“Eat Food, Not Too Much, Mostly Plants” - from Michael Pollan's Seven Words and Seven Rules for Eating.
The posting of this drawing is not a coincidence, as I've decided to spend this month re-examining how I eat. And what better month than the awful, cold and gloomy February to do it. I eat pretty well (for the most part) and exercise but the holidays are a great excuse to slack off. I don't want to turn around in May and see that my shorts are a lil' snug. It's not a nice look.
Eating properly isn't that hard, it just takes a little more planning and a lot of discipline. I'm keeping a food diary to keep tabs on what I eat for the next month, cutting back on beer (sad face) and cutting out the junk. Wish me luck!
The seven rules according to Pollan are as follows:
- Don't eat anything your great grandmother wouldn't recognize as food. "When you pick up that box of portable yogurt tubes, or eat something with 15 ingredients you can't pronounce, ask yourself, "’What are those things doing there?”" Pollan says.
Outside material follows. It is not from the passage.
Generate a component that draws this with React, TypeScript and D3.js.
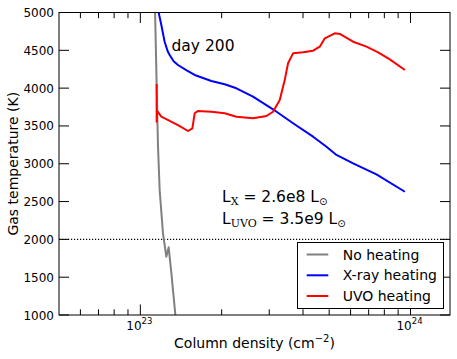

- Don’t eat anything with more than five ingredients, or ingredients you can't pronounce.
- Stay out of the middle of the supermarket; shop on the perimeter of the store. Real food tends to be on the outer edge of the store near the loading docks, where it can be replaced with fresh foods when it goes bad.
- Don't eat anything that won't eventually rot. "There are exceptions -- honey -- but as a rule, things like Twinkies that never go bad aren't food," Pollan says.
- It is not just what you eat but how you eat. "Always leave the table a little hungry," Pollan says. "Many cultures have rules that you stop eating before you are full. In Japan, they say eat until you are four-fifths full. Islamic culture has a similar rule, and in German culture they say, “Tie off the sack before it's full.”
- Families traditionally ate together, around a table and not a TV, at regular meal times. It's a good tradition. Enjoy meals with the people you love. "Remember when eating between meals felt wrong?" Pollan asks.
- Don't buy food where you buy your gasoline. In the U.S., 20% of food is eaten in the car.
Illustration details: Hand-lettered, scanned and recolored in Photoshop. Watercolor paper background. There was minimal cleanup in Photoshop to keep the loose, hand lettered feel.